● What you need to do:
Extract every entry word for word. Skip the pictures.

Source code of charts
** BEGIN **

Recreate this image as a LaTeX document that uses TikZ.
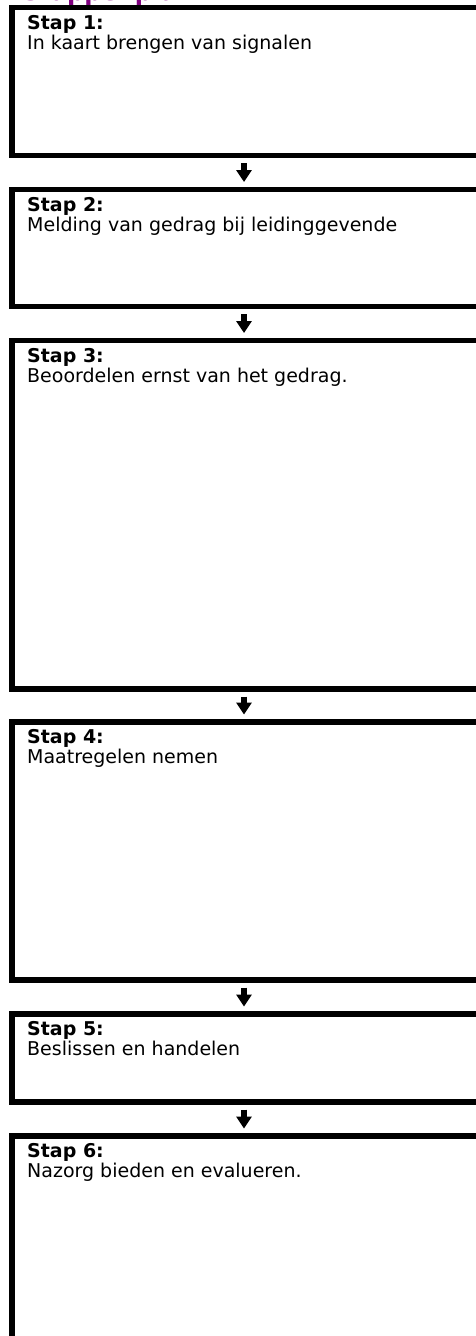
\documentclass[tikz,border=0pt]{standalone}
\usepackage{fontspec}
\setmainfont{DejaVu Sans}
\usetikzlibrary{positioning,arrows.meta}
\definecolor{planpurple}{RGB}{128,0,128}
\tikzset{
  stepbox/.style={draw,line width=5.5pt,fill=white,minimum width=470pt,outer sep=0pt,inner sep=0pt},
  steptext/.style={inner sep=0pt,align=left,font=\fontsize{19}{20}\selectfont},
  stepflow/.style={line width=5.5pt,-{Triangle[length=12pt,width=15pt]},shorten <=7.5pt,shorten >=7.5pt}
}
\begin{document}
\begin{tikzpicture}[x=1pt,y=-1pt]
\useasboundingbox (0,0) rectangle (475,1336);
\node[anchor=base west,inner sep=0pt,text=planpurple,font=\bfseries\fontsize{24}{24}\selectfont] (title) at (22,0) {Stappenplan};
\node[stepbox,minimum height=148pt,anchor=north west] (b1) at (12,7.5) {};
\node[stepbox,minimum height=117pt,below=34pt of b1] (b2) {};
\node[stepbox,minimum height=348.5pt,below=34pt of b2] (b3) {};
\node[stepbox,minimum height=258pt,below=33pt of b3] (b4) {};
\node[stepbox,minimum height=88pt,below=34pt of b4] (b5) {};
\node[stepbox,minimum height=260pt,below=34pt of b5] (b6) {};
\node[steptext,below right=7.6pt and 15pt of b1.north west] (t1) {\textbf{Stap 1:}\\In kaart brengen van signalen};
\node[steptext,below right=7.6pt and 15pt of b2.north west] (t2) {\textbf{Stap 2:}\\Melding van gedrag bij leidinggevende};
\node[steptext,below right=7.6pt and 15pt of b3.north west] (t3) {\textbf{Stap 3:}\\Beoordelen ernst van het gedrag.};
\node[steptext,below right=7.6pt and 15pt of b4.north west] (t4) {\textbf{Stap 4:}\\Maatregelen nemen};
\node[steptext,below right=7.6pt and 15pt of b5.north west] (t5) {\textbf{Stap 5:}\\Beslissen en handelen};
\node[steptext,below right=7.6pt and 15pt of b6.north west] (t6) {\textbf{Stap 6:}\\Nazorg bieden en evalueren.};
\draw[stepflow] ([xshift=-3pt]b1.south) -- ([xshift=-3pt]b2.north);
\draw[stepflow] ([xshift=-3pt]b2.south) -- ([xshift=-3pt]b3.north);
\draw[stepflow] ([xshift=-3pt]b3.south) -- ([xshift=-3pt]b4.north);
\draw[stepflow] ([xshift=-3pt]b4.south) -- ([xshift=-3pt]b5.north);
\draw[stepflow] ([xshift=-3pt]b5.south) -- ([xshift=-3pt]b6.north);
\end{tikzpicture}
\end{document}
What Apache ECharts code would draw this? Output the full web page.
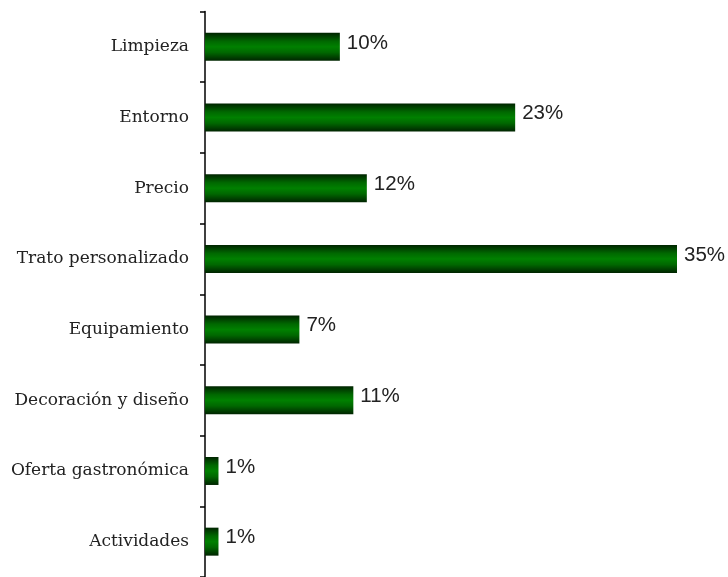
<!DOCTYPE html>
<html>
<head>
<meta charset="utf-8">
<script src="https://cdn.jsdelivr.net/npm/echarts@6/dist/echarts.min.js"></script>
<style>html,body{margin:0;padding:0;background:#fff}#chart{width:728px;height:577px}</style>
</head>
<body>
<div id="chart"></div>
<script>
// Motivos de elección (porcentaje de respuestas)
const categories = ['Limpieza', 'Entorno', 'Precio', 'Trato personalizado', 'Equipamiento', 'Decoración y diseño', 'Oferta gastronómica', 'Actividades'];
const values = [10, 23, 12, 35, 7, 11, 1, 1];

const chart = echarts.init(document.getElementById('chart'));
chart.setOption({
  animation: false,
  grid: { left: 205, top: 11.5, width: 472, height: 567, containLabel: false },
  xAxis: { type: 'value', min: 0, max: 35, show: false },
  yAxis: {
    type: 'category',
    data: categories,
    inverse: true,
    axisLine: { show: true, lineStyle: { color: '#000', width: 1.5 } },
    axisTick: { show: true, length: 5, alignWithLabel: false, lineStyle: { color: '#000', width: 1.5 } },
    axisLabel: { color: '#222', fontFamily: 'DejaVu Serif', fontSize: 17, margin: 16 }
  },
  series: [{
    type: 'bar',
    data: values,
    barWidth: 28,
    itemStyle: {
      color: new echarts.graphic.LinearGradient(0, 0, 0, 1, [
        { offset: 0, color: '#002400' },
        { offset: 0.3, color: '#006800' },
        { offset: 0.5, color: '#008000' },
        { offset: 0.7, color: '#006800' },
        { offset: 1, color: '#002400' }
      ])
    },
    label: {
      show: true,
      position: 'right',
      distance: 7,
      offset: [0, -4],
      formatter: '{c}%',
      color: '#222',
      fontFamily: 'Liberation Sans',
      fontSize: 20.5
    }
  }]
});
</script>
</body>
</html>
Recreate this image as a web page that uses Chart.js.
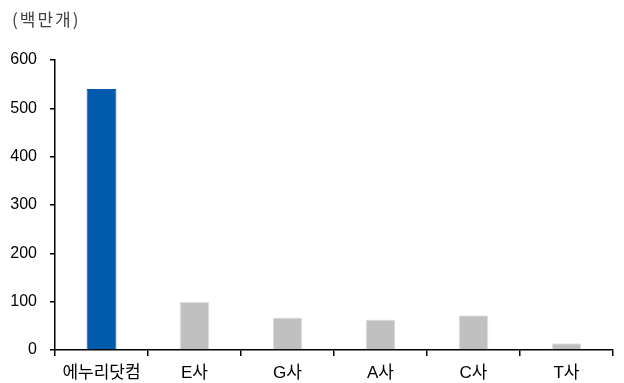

** END **

● Solution for this exercise:
Recreate this image as a LaTeX document that uses TikZ.
\documentclass[tikz,border=0pt]{standalone}
\usepackage{fontspec}
\setmainfont{DejaVu Sans}
\usetikzlibrary{positioning,arrows.meta}
\definecolor{planpurple}{RGB}{128,0,128}
\tikzset{
  stepbox/.style={draw,line width=5.5pt,fill=white,minimum width=470pt,outer sep=0pt,inner sep=0pt},
  steptext/.style={inner sep=0pt,align=left,font=\fontsize{19}{20}\selectfont},
  stepflow/.style={line width=5.5pt,-{Triangle[length=12pt,width=15pt]},shorten <=7.5pt,shorten >=7.5pt}
}
\begin{document}
\begin{tikzpicture}[x=1pt,y=-1pt]
\useasboundingbox (0,0) rectangle (475,1336);
\node[anchor=base west,inner sep=0pt,text=planpurple,font=\bfseries\fontsize{24}{24}\selectfont] (title) at (22,0) {Stappenplan};
\node[stepbox,minimum height=148pt,anchor=north west] (b1) at (12,7.5) {};
\node[stepbox,minimum height=117pt,below=34pt of b1] (b2) {};
\node[stepbox,minimum height=348.5pt,below=34pt of b2] (b3) {};
\node[stepbox,minimum height=258pt,below=33pt of b3] (b4) {};
\node[stepbox,minimum height=88pt,below=34pt of b4] (b5) {};
\node[stepbox,minimum height=260pt,below=34pt of b5] (b6) {};
\node[steptext,below right=7.6pt and 15pt of b1.north west] (t1) {\textbf{Stap 1:}\\In kaart brengen van signalen};
\node[steptext,below right=7.6pt and 15pt of b2.north west] (t2) {\textbf{Stap 2:}\\Melding van gedrag bij leidinggevende};
\node[steptext,below right=7.6pt and 15pt of b3.north west] (t3) {\textbf{Stap 3:}\\Beoordelen ernst van het gedrag.};
\node[steptext,below right=7.6pt and 15pt of b4.north west] (t4) {\textbf{Stap 4:}\\Maatregelen nemen};
\node[steptext,below right=7.6pt and 15pt of b5.north west] (t5) {\textbf{Stap 5:}\\Beslissen en handelen};
\node[steptext,below right=7.6pt and 15pt of b6.north west] (t6) {\textbf{Stap 6:}\\Nazorg bieden en evalueren.};
\draw[stepflow] ([xshift=-3pt]b1.south) -- ([xshift=-3pt]b2.north);
\draw[stepflow] ([xshift=-3pt]b2.south) -- ([xshift=-3pt]b3.north);
\draw[stepflow] ([xshift=-3pt]b3.south) -- ([xshift=-3pt]b4.north);
\draw[stepflow] ([xshift=-3pt]b4.south) -- ([xshift=-3pt]b5.north);
\draw[stepflow] ([xshift=-3pt]b5.south) -- ([xshift=-3pt]b6.north);
\end{tikzpicture}
\end{document}
What Apache ECharts code would draw this? Output the full web page.
<!DOCTYPE html>
<html>
<head>
<meta charset="utf-8">
<script src="https://cdn.jsdelivr.net/npm/echarts@6/dist/echarts.min.js"></script>
<style>html,body{margin:0;padding:0;background:#fff}#chart{width:728px;height:577px}</style>
</head>
<body>
<div id="chart"></div>
<script>
// Motivos de elección (porcentaje de respuestas)
const categories = ['Limpieza', 'Entorno', 'Precio', 'Trato personalizado', 'Equipamiento', 'Decoración y diseño', 'Oferta gastronómica', 'Actividades'];
const values = [10, 23, 12, 35, 7, 11, 1, 1];

const chart = echarts.init(document.getElementById('chart'));
chart.setOption({
  animation: false,
  grid: { left: 205, top: 11.5, width: 472, height: 567, containLabel: false },
  xAxis: { type: 'value', min: 0, max: 35, show: false },
  yAxis: {
    type: 'category',
    data: categories,
    inverse: true,
    axisLine: { show: true, lineStyle: { color: '#000', width: 1.5 } },
    axisTick: { show: true, length: 5, alignWithLabel: false, lineStyle: { color: '#000', width: 1.5 } },
    axisLabel: { color: '#222', fontFamily: 'DejaVu Serif', fontSize: 17, margin: 16 }
  },
  series: [{
    type: 'bar',
    data: values,
    barWidth: 28,
    itemStyle: {
      color: new echarts.graphic.LinearGradient(0, 0, 0, 1, [
        { offset: 0, color: '#002400' },
        { offset: 0.3, color: '#006800' },
        { offset: 0.5, color: '#008000' },
        { offset: 0.7, color: '#006800' },
        { offset: 1, color: '#002400' }
      ])
    },
    label: {
      show: true,
      position: 'right',
      distance: 7,
      offset: [0, -4],
      formatter: '{c}%',
      color: '#222',
      fontFamily: 'Liberation Sans',
      fontSize: 20.5
    }
  }]
});
</script>
</body>
</html>
Recreate this image as a web page that uses Chart.js.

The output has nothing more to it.